**Given request**.
Retype the lines beneath this one, from the first through the line containing "Serif, Times New". Pictures are left out.

**Information given**.
* * *
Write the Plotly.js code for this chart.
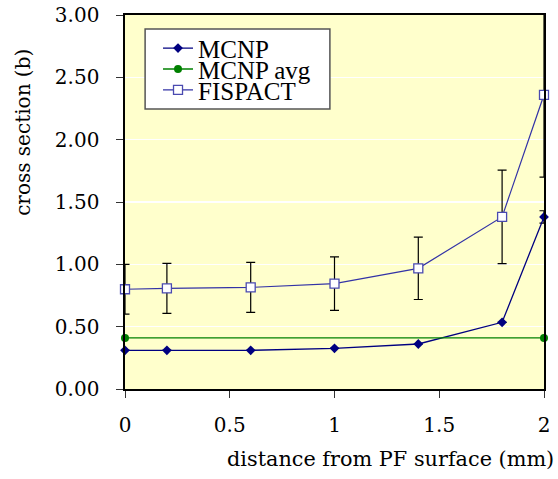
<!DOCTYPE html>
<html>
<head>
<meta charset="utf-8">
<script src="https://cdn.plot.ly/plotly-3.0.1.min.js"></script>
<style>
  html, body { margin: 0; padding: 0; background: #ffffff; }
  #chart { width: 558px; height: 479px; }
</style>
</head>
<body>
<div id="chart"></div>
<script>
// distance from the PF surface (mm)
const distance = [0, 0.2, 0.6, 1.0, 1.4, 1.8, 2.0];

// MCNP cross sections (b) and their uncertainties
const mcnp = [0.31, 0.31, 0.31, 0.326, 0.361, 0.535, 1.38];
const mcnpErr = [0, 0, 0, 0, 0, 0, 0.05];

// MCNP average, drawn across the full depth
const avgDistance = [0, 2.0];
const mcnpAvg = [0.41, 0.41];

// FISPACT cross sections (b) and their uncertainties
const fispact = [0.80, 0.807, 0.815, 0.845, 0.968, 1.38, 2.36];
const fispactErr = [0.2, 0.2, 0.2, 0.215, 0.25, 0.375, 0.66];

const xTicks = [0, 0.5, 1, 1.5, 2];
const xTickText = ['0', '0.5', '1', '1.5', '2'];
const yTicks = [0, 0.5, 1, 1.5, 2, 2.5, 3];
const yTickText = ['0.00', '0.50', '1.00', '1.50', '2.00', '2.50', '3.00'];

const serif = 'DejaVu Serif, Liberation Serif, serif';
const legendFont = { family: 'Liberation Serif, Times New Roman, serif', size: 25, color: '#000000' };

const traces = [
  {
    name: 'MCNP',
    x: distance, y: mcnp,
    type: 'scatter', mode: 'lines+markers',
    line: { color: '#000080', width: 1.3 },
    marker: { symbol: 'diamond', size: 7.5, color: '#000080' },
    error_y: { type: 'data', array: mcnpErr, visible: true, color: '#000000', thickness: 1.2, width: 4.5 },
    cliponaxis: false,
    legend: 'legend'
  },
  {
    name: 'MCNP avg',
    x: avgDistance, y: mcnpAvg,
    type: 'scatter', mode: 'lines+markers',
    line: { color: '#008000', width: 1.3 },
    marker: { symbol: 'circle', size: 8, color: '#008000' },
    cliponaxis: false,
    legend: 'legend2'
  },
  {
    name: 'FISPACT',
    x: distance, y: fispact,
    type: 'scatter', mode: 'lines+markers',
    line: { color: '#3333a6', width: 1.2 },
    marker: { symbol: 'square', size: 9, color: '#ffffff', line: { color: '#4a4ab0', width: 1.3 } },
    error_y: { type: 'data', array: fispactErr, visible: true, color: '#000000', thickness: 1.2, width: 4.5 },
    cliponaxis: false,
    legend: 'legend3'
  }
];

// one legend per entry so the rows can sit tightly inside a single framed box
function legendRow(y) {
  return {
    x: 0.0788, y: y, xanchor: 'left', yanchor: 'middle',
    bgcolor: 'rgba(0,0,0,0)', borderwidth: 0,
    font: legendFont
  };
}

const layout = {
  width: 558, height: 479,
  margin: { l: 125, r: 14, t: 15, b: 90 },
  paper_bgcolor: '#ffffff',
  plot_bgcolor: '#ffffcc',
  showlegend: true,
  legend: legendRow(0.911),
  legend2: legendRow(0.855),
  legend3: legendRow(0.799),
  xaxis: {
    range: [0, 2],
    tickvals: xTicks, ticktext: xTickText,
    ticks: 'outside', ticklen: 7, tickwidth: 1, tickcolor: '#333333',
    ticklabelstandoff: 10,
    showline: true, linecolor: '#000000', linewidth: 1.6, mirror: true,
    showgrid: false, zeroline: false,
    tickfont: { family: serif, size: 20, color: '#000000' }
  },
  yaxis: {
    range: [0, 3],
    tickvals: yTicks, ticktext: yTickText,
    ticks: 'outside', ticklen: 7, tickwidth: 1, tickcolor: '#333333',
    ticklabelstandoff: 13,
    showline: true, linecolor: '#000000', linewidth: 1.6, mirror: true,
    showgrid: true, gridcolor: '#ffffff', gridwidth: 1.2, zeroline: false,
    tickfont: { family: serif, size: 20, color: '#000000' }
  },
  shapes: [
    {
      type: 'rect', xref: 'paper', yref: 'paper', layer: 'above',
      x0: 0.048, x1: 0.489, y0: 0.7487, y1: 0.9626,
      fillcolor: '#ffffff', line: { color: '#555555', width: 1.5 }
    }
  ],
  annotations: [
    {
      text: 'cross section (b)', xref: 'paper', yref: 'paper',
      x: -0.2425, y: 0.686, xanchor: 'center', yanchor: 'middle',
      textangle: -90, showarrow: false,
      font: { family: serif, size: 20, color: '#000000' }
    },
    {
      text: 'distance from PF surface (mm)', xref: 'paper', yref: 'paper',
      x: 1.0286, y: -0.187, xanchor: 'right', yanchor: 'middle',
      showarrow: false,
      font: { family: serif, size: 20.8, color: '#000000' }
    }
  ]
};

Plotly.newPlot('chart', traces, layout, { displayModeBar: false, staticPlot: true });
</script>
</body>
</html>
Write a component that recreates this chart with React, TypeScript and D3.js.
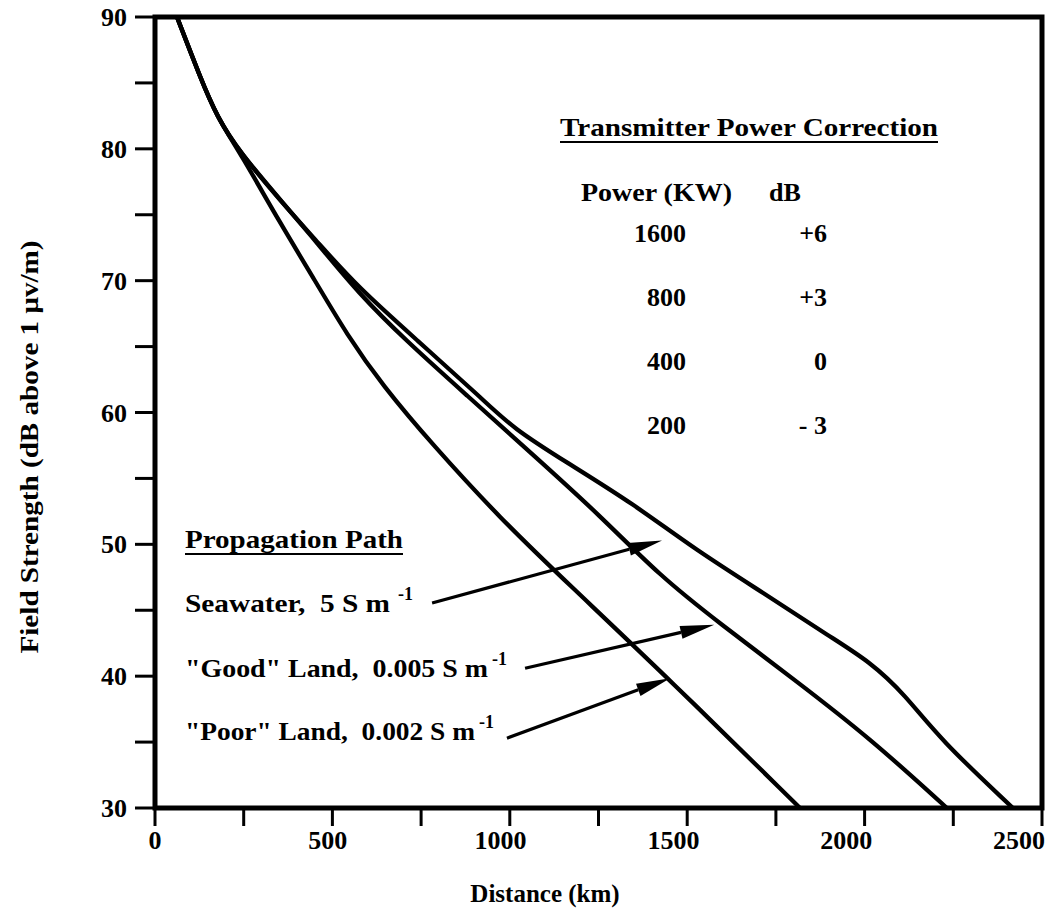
* * *
**Result for this task**.
Write the Plotly.js code for this chart.
<!DOCTYPE html>
<html>
<head>
<meta charset="utf-8">
<script src="https://cdn.plot.ly/plotly-3.0.1.min.js"></script>
<style>
  html, body { margin: 0; padding: 0; background: #ffffff; }
  #chart { width: 558px; height: 479px; }
</style>
</head>
<body>
<div id="chart"></div>
<script>
// distance from the PF surface (mm)
const distance = [0, 0.2, 0.6, 1.0, 1.4, 1.8, 2.0];

// MCNP cross sections (b) and their uncertainties
const mcnp = [0.31, 0.31, 0.31, 0.326, 0.361, 0.535, 1.38];
const mcnpErr = [0, 0, 0, 0, 0, 0, 0.05];

// MCNP average, drawn across the full depth
const avgDistance = [0, 2.0];
const mcnpAvg = [0.41, 0.41];

// FISPACT cross sections (b) and their uncertainties
const fispact = [0.80, 0.807, 0.815, 0.845, 0.968, 1.38, 2.36];
const fispactErr = [0.2, 0.2, 0.2, 0.215, 0.25, 0.375, 0.66];

const xTicks = [0, 0.5, 1, 1.5, 2];
const xTickText = ['0', '0.5', '1', '1.5', '2'];
const yTicks = [0, 0.5, 1, 1.5, 2, 2.5, 3];
const yTickText = ['0.00', '0.50', '1.00', '1.50', '2.00', '2.50', '3.00'];

const serif = 'DejaVu Serif, Liberation Serif, serif';
const legendFont = { family: 'Liberation Serif, Times New Roman, serif', size: 25, color: '#000000' };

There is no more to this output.